Monday 18 January 2010

This has been a long day - leaving home at 0800 and returning at 2130 without a proper break.  One of the main tasks (self-imposed) was to spend 4 hours in revision tutorials with students taking my final year option class (GEO323 Social Geography of Europe) who are coming up to their examination on 5 February - the last day of the examination season. (That will actually put me and my fellow marker, Frans Schrijver, under some pressure to complete our marking against a tight departmental deadline.)

Final year Geography students undertake a 40 credit research dissertation, handed in also on 5 February.  The existence of this 40 credit block means that they only take one taught module during the first semester of their final year.  Although there is one-to-one supervision for the dissertations, many students go through whole weeks without seeing their supervisor.  Such students have thus only had 3 hours per week of staff contact time throughout one semester - which I regard as too little.  The vast majority of students need more structrue in their working lives than is provided by a three-hour class on a Friday afetrnoon (which is when my option has been running).  With a class of 24, Frans and I have been using a variety of methods to seek direct engagement with the students, and to encourage peer and group learning.  We have been using the facilities of CILASS Collaboratory 3 (in Bartlomé House) and students have been asked to do different things each week, including searching and analysing statistical databases of European social survey results; developing a joint wiki on a key topic; holding a political debate; producing designs for web sites; and making 'old-fashioned' Powerpoint presentations.  All of these things go down very well, and in the formal evaluation in December the module scored very highly on student satisfaction.  But the level of real individual discussion possible was limited and accordingly I offered, as an experiment, to create a series of tutorial sessions (maximum 4 students per session) to help students hone their skills in structuring arguments.  I was also aware that because of the timing of the exam students would have no staff contact for around 7 weeks prior to it taking place.  The sessions on offer were quickly filled up and I have had to create extras.  Hence I have now embarked on what will be around 12 hours of such tutorials over the next two weeks - with 4 today.

What is dismaying is how little opportunity the students have had to engage in real discussion in this relatively intensive fashion.  It is chastening to see how grateful they are to be given this chance.  The acuity of understanding and vision varied between groups, but in all cases there was real participation, and a willingness to chance arguments and see where they might run.  For me there was also the opportunity to have my own views challenged and new questions posed of my understanding of topics that have been central to my research and teaching for years.  One of the huge benefits to active researchers seems to me to be in participating in discussion with students who challenge us to see things in different ways.  My own sewn-up perceptions of key issues have often been taken apart in this way and I have then had to reassemble them in new ways, generally after some more gathering of evidence and an extended period of reflection.  I don't think that happened today, but it may well do over the next couple of weeks.

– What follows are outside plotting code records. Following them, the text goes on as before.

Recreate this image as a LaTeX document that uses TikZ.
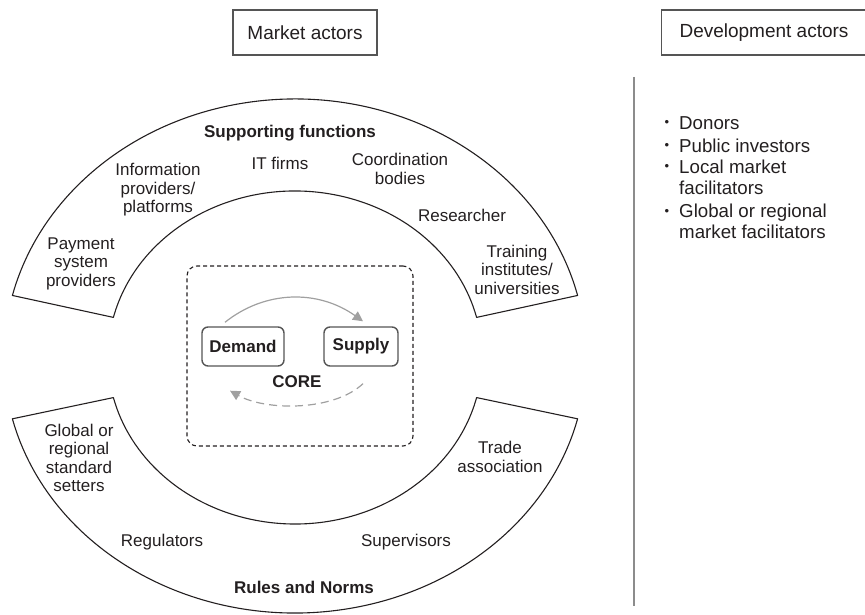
\documentclass[tikz,border=0pt]{standalone}
\usepackage{fontspec}
\setmainfont{Liberation Sans}
\usetikzlibrary{arrows.meta,calc}
\definecolor{ink}{HTML}{231F20}
\definecolor{arrowgray}{HTML}{A0A0A0}
\definecolor{boxgray}{HTML}{555555}
\definecolor{rulegray}{HTML}{8C8C8C}
\begin{document}
\begin{tikzpicture}[x=1pt,y=1pt,
  lbl/.style={font=\fontsize{17}{18.5}\selectfont, text=ink, align=center, inner sep=0pt},
  blbl/.style={lbl, font=\fontsize{17}{18.5}\selectfont\bfseries},
  big/.style={font=\fontsize{18.7}{20.5}\selectfont, text=ink, inner sep=0pt, align=left},
  bul/.style={font=\fontsize{13}{13}\selectfont, text=ink, inner sep=0pt},
  ring/.style={draw=ink, line width=1.1pt, line join=round},
  actorbox/.style={draw=boxgray, line width=1.1pt, minimum height=45pt, font=\fontsize{19}{21}\selectfont, text=ink},
  corebox/.style={draw=boxgray, line width=1.4pt, rounded corners=6pt, minimum height=39pt, inner sep=0pt, font=\fontsize{17}{18.5}\selectfont\bfseries, text=ink},
  coreframe/.style={draw=ink, line width=1.1pt, dash pattern=on 4pt off 3pt, rounded corners=10pt, minimum width=226pt, minimum height=180pt, inner sep=0pt},
  flow/.style={draw=arrowgray, line width=1.2pt, -{Triangle[length=10pt,width=10pt]}},
  backflow/.style={flow, dash pattern=on 8pt off 5pt}
]
\useasboundingbox (0,0) rectangle (865,615);

% top actor boxes
\node[actorbox, minimum width=144pt] (market) at (305,582.5) {Market actors};
\node[actorbox, anchor=west, inner xsep=18pt] (devel) at (661,582.5) {Development actors};

% supporting functions ring
\draw[ring, shift={(295,258)}] (13.8:291pt and 258pt)
  arc[start angle=13.8, end angle=166.2, x radius=291pt, y radius=258pt]
  -- (166.2:187pt and 166pt)
  arc[start angle=166.2, end angle=13.8, x radius=187pt, y radius=166pt] -- cycle;

% rules and norms ring
\draw[ring, shift={(295,257)}] (193.8:291pt and 255pt)
  arc[start angle=193.8, end angle=346.2, x radius=291pt, y radius=255pt]
  -- (346.2:187pt and 166pt)
  arc[start angle=346.2, end angle=193.8, x radius=187pt, y radius=166pt] -- cycle;

% ring labels (top)
\node[blbl] (supfun) at (290,482) {Supporting functions};
\node[lbl] (info) at (158,425) {Information\\providers/\\platforms};
\node[lbl] (itf) at (280,452) {IT firms};
\node[lbl] (coord) at (400,446) {Coordination\\bodies};
\node[lbl] (resr) at (462,400) {Researcher};
\node[lbl] (train) at (517,345.5) {Training\\institutes/\\universities};
\node[lbl] (pay) at (81,351.5) {Payment\\system\\providers};

% ring labels (bottom)
\node[lbl] (glob) at (79,157) {Global or\\regional\\standard\\setters};
\node[lbl] (trade) at (500,158) {Trade\\association};
\node[lbl] (regu) at (162,73) {Regulators};
\node[lbl] (superv) at (406,73) {Supervisors};
\node[blbl] (rules) at (304,28) {Rules and Norms};

% core
\node[coreframe] (core) at (300,259) {};
\node[corebox, minimum width=82pt] (demand) at (243,268.5) {Demand};
\node[corebox, minimum width=74pt] (supply) at (361,268.5) {Supply};
\node[blbl] (corelbl) at (297,233) {CORE};

\coordinate (f1) at ($(demand.north)+(-18,4)$);
\coordinate (f2) at ($(supply.north)+(2,5)$);
\draw[flow] (f1) .. controls ($(f1)+(40,32)$) and ($(f2)+(-45,32)$) .. (f2);
\coordinate (b1) at ($(supply.south)+(2,-17)$);
\coordinate (b2) at ($(demand.south)+(-13,-24)$);
\draw[backflow] (b1) .. controls ($(b1)+(-30,-28)$) and ($(b2)+(35,-20)$) .. (b2);

% divider
\coordinate (vtop) at (634,538);
\coordinate (vbot) at (634,9);
\draw[draw=rulegray, line width=1.2pt] (vtop) -- (vbot);

% development actors list
\node[bul] (b-don) at (667,492) {•};
\node[big, anchor=west] (donors) at (679,492) {Donors};
\node[bul] (b-pub) at (667,469) {•};
\node[big, anchor=west] (public) at (679,469) {Public investors};
\node[bul] (b-loc) at (667,448) {•};
\node[big, anchor=west] (local) at (679,437.5) {Local market\\facilitators};
\node[bul] (b-glo) at (667,403) {•};
\node[big, anchor=west] (global) at (679,393.5) {Global or regional\\market facilitators};
\end{tikzpicture}
\end{document}
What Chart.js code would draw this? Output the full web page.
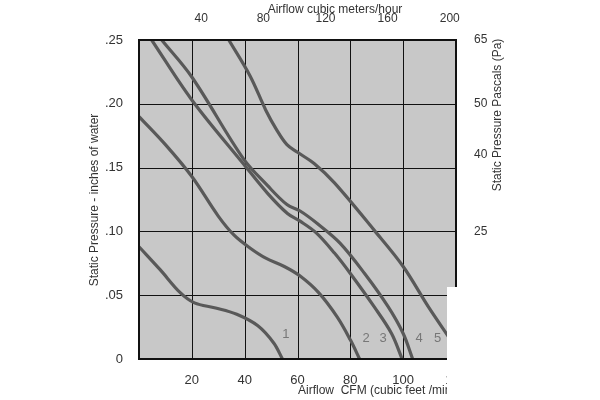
<!DOCTYPE html>
<html><head><meta charset="utf-8">
<script src="https://cdn.jsdelivr.net/npm/chart.js@4.4.0/dist/chart.umd.min.js"></script>
<style>html,body{margin:0;padding:0;background:#fff}#w{width:600px;height:400px}</style>
</head><body><div id="w"><canvas id="c"></canvas></div>
<script>
const curve1 = [[0,.088],[8,.070],[15.6,.052],[21,.044],[29,.040],[37,.035],[45,.026],[51,.0125],[54.3,0]];
const curve2 = [[0,.19],[10,.168],[20,.143],[30,.112],[36,.097],[42,.087],[48,.079],[55,.0725],[61,.065],[68,.052],[75,.033],[80,.015],[83.5,0]];
const curve3 = [[4.8,.25],[20,.203],[39.5,.153],[48.6,.13],[56.2,.114],[61,.108],[67,.099],[74,.083],[80,.067],[89,.041],[95.6,.020],[99.6,0]];
const curve4 = [[8.6,.25],[20,.221],[39.5,.157],[48.6,.136],[56,.121],[61,.116],[67.6,.106],[76,.091],[85.4,.067],[94.3,.041],[100,.020],[103.6,0]];
const curve5 = [[34,.25],[42,.222],[48,.195],[52,.180],[56,.168],[60,.162],[66.4,.153],[74,.138],[89,.101],[100,.0725],[109.5,.041],[117,.018],[119,.012]];
const curveLabels = ['1','2','3','4','5'];
const labelPos = [[55.6,.019],[86,.016],[92.4,.016],[106,.016],[113,.016]];
const cfmTicks = [20,40,60,80,100,120];
const m3hTicks = [40,80,120,160,200];
const inchTicks = [0,.05,.10,.15,.20,.25];
const inchLabels = ['0','.05','.10','.15','.20','.25'];
const paTickPos = [.10,.16,.20,.25];
const paLabels = ['25','40','50','65'];

const F = 'Liberation Sans, Arial, sans-serif';
const toPts = a => a.map(p => ({x:p[0], y:p[1]}));
const mk = d => ({data:toPts(d), borderColor:'#595959', borderWidth:3.2, pointRadius:0, fill:false, tension:0.35});

const deco = {
  id:'deco',
  beforeDatasetsDraw(ch){
    const {ctx, chartArea:a} = ch;
    ctx.save(); ctx.fillStyle='#c8c8c8';
    ctx.fillRect(a.left,a.top,a.right-a.left,a.bottom-a.top);
    ctx.restore();
    const x=ch.scales.x, y=ch.scales.y;
    ctx.save(); ctx.strokeStyle='#111'; ctx.lineWidth=1;
    [20,40,60,80,100].forEach(v=>{const px=Math.round(x.getPixelForValue(v))+.5;ctx.beginPath();ctx.moveTo(px,a.top);ctx.lineTo(px,a.bottom);ctx.stroke();});
    [.05,.10,.15,.20].forEach(v=>{const py=Math.round(y.getPixelForValue(v))+.5;ctx.beginPath();ctx.moveTo(a.left,py);ctx.lineTo(a.right,py);ctx.stroke();});
    ctx.restore();
  },
  afterDatasetsDraw(ch){
    const {ctx, chartArea:a} = ch;
    const x=ch.scales.x, y=ch.scales.y;
    ctx.save();
    ctx.fillStyle='#777'; ctx.font='13px '+F; ctx.textAlign='center'; ctx.textBaseline='middle';
    curveLabels.forEach((t,i)=>ctx.fillText(t,x.getPixelForValue(labelPos[i][0]),y.getPixelForValue(labelPos[i][1])));
    ctx.strokeStyle='#111'; ctx.lineWidth=2;
    ctx.strokeRect(a.left,a.top,a.right-a.left,a.bottom-a.top);
    ctx.fillStyle='#333'; ctx.font='12px '+F;
    ctx.textAlign='center';
    ctx.fillText('Airflow cubic meters/hour', 335, 10);
    ctx.fillText('Airflow  CFM (cubic feet /minute)', 385, 391);
    ctx.save(); ctx.translate(95,200); ctx.rotate(-Math.PI/2); ctx.fillText('Static Pressure - inches of water',0,0); ctx.restore();
    ctx.save(); ctx.translate(498,115); ctx.rotate(-Math.PI/2); ctx.fillText('Static Pressure Pascals (Pa)',0,0); ctx.restore();
    ctx.fillStyle='#fff'; ctx.fillRect(447,287,153,113);
    ctx.restore();
  }
};

new Chart(document.getElementById('c'), {
  type:'line',
  data:{datasets:[mk(curve1),mk(curve2),mk(curve3),mk(curve4),mk(curve5)]},
  options:{
    responsive:true, maintainAspectRatio:false, animation:false,
    layout:{padding:0},
    plugins:{legend:{display:false}, tooltip:{enabled:false}},
    scales:{
      x:{type:'linear', position:'bottom', min:0, max:120,
        afterFit(s){s.height=41;},
        afterBuildTicks(s){s.ticks=cfmTicks.map(v=>({value:v}));},
        grid:{display:false}, border:{display:false},
        ticks:{color:'#333', font:{family:F,size:13}, padding:6, maxRotation:0, callback:v=>String(v)}},
      x2:{type:'linear', position:'top', min:0, max:204,
        afterFit(s){s.height=40;},
        afterBuildTicks(s){s.ticks=m3hTicks.map(v=>({value:v}));},
        grid:{display:false}, border:{display:false},
        ticks:{color:'#333', font:{family:F,size:12}, padding:6, maxRotation:0}},
      y:{type:'linear', position:'left', min:0, max:.25,
        afterFit(s){s.width=139;},
        afterBuildTicks(s){s.ticks=inchTicks.map(v=>({value:v}));},
        grid:{display:false}, border:{display:false},
        ticks:{color:'#333', font:{family:F,size:13}, padding:8, callback:(v)=>inchLabels[inchTicks.findIndex(t=>Math.abs(t-v)<1e-6)]}},
      y2:{type:'linear', position:'right', min:0, max:.25,
        afterFit(s){s.width=144;},
        afterBuildTicks(s){s.ticks=paTickPos.map(v=>({value:v}));},
        grid:{display:false}, border:{display:false},
        ticks:{color:'#333', font:{family:F,size:12}, padding:10, callback:(v)=>paLabels[paTickPos.findIndex(t=>Math.abs(t-v)<1e-6)]}}
    }
  },
  plugins:[deco]
});
</script></body></html>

Another major task today was to chair a brainstorming meeting of the Admissions and Outreach Sub-Committee around what the university's undergraduate bursary offer should be in the future.  We decided our current bursary structure in 2005, before the introduction of deferred fees, and much has changed since.  In 2005 we decided to offer 'achievement bursaries' for those with the best A level grades - and to do so differentially so as to try to attract students into subjects such as Engineering, Chemistry, Physics, Mathematics, Archaeology, and Information Studies - subjects which at the time were not recruiting well.

But one effect of this 'bribe' (as it was called by some at the meeting) to take certain subjects has been that we have been paying bursaries to a number of students from wealthy family homes (and not just to those from widening participation backgrounds, as is theoretically supposed by the terms of our Access Agreement).  The Student Union Council has recently put on record its opposition to these bursaries to priority subjects on the grounds that they are divisive.  Demand is now buoyant in subjects where 5 years ago it was stagnant, and arguably there is now no need for such targeted bursaries.

After a wide-ranging discussion it was agreed that we need to do some modelling of alternative scenarios.  One would be to provide a low level achievement bursary for all students from low income households - irrespective of the subject they come to study.  Another would be to scrap all bursaries other than our main income-contingent bursary and then raise the levels of that. 

We need to make some headroom because we have decided that next session we will introduce a busrary for students from low-income households taking postgraduate taught programmes.  An issue that has been recently highlighted by various reports is that many such students set off along the undergraduate degree that will lead them to entry to a profession such as the law or town planning, but then cannot go beyond the undergraduate stage of training because no financial support is available for the postgraduate course that is essential for accreditation and a relevant graduate job.  Introducing bursaries for such students will obviously increase costs, and we want to rationalise undergraduate bursaries accordingly.

Readers of this blog post may like to add their own comments on these issues.